**Exercise requirements**
The records follow. Print, word for word, the first line through the "width=274pt] (li) at" line.

**Listed records**
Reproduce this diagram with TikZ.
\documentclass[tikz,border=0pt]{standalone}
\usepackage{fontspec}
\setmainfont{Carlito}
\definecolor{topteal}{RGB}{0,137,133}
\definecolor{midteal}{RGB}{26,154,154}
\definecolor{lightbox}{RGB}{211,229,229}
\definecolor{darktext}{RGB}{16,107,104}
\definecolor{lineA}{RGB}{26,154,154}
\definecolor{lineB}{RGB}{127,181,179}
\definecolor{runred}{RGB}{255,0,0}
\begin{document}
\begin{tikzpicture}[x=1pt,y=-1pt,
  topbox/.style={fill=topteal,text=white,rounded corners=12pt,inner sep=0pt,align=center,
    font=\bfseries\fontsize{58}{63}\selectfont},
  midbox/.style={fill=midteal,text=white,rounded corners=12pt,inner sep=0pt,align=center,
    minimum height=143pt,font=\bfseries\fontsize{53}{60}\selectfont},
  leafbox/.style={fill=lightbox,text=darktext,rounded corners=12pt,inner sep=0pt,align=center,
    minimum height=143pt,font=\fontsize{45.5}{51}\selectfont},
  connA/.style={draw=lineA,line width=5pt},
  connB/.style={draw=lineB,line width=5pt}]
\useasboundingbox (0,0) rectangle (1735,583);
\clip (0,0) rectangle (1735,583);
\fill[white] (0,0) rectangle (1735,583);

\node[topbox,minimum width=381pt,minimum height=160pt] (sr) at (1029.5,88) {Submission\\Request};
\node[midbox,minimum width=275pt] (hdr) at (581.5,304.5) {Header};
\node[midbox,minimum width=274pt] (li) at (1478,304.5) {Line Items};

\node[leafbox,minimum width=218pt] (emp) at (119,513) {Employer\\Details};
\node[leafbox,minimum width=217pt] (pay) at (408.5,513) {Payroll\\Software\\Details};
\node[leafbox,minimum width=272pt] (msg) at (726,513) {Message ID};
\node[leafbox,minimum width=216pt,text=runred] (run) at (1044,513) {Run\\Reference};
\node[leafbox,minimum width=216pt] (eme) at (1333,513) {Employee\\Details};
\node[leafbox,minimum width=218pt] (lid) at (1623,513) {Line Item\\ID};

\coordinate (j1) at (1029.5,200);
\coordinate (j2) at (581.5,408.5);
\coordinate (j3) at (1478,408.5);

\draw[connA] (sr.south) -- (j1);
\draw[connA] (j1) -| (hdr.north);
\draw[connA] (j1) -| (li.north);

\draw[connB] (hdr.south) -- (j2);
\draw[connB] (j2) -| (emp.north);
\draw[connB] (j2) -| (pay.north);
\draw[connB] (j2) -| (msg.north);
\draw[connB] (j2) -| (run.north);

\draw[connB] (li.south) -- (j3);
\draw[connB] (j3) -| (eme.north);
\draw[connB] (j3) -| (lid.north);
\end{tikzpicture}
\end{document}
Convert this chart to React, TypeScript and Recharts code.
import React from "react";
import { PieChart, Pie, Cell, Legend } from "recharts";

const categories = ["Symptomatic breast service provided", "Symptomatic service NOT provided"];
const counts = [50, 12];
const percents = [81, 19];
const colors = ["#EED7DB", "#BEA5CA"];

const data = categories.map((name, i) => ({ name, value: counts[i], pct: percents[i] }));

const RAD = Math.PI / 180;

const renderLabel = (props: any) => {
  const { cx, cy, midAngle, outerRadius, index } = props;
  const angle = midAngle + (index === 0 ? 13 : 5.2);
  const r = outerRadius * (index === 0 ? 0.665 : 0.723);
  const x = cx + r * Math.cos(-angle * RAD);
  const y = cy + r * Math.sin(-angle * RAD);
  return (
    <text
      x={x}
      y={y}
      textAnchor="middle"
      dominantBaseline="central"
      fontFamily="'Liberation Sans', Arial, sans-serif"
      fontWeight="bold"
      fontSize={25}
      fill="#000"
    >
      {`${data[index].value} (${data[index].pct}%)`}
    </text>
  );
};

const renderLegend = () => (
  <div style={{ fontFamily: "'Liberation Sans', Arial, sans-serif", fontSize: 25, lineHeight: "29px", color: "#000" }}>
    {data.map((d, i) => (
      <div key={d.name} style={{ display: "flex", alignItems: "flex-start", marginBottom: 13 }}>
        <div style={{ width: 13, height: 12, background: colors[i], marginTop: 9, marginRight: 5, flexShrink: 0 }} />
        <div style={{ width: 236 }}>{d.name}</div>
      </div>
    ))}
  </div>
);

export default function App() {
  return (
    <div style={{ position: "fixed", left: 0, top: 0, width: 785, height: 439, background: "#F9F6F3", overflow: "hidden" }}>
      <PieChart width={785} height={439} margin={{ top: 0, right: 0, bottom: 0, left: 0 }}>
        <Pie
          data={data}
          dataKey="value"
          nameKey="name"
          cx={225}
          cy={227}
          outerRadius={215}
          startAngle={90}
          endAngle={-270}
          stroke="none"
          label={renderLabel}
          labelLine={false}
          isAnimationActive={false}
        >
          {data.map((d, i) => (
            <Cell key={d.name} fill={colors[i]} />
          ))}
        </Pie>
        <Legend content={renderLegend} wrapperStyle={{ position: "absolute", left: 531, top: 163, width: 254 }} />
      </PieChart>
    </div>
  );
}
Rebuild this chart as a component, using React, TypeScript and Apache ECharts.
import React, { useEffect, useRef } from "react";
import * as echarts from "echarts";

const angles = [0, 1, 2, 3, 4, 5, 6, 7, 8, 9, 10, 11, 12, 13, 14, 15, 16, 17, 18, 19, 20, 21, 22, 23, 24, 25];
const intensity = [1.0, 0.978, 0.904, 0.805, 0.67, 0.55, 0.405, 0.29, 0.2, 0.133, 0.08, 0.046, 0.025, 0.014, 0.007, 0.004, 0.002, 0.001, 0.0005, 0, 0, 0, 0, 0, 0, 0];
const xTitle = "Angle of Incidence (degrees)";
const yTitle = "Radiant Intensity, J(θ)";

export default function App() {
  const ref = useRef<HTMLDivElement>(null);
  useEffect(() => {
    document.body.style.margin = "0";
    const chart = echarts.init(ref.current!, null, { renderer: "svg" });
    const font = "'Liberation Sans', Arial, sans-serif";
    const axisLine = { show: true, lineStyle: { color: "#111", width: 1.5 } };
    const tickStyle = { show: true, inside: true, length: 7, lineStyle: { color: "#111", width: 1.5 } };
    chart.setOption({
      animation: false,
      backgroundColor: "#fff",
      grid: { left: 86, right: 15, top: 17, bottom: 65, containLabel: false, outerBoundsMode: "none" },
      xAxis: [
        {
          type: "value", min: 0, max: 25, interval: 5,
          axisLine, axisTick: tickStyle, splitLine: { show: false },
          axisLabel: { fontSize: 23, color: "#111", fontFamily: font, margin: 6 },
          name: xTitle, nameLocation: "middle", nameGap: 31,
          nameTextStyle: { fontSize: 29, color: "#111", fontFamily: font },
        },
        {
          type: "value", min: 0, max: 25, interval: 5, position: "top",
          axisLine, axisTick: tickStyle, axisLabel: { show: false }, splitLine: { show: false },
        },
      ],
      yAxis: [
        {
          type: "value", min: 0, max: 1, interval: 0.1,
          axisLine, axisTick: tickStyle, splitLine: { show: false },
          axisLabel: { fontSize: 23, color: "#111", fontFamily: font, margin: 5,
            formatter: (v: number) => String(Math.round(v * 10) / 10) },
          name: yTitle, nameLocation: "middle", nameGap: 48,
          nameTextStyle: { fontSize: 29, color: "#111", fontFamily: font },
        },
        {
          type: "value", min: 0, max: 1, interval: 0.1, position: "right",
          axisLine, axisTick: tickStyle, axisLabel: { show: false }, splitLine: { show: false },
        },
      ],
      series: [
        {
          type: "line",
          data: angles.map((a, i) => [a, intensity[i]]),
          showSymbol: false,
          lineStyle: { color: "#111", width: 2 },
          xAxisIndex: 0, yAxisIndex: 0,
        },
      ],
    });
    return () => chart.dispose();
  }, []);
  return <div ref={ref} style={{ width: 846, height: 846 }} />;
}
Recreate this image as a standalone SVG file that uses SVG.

**Exercise answer**
Reproduce this diagram with TikZ.
\documentclass[tikz,border=0pt]{standalone}
\usepackage{fontspec}
\setmainfont{Carlito}
\definecolor{topteal}{RGB}{0,137,133}
\definecolor{midteal}{RGB}{26,154,154}
\definecolor{lightbox}{RGB}{211,229,229}
\definecolor{darktext}{RGB}{16,107,104}
\definecolor{lineA}{RGB}{26,154,154}
\definecolor{lineB}{RGB}{127,181,179}
\definecolor{runred}{RGB}{255,0,0}
\begin{document}
\begin{tikzpicture}[x=1pt,y=-1pt,
  topbox/.style={fill=topteal,text=white,rounded corners=12pt,inner sep=0pt,align=center,
    font=\bfseries\fontsize{58}{63}\selectfont},
  midbox/.style={fill=midteal,text=white,rounded corners=12pt,inner sep=0pt,align=center,
    minimum height=143pt,font=\bfseries\fontsize{53}{60}\selectfont},
  leafbox/.style={fill=lightbox,text=darktext,rounded corners=12pt,inner sep=0pt,align=center,
    minimum height=143pt,font=\fontsize{45.5}{51}\selectfont},
  connA/.style={draw=lineA,line width=5pt},
  connB/.style={draw=lineB,line width=5pt}]
\useasboundingbox (0,0) rectangle (1735,583);
\clip (0,0) rectangle (1735,583);
\fill[white] (0,0) rectangle (1735,583);

\node[topbox,minimum width=381pt,minimum height=160pt] (sr) at (1029.5,88) {Submission\\Request};
\node[midbox,minimum width=275pt] (hdr) at (581.5,304.5) {Header};
\node[midbox,minimum width=274pt] (li) at (1478,304.5) {Line Items};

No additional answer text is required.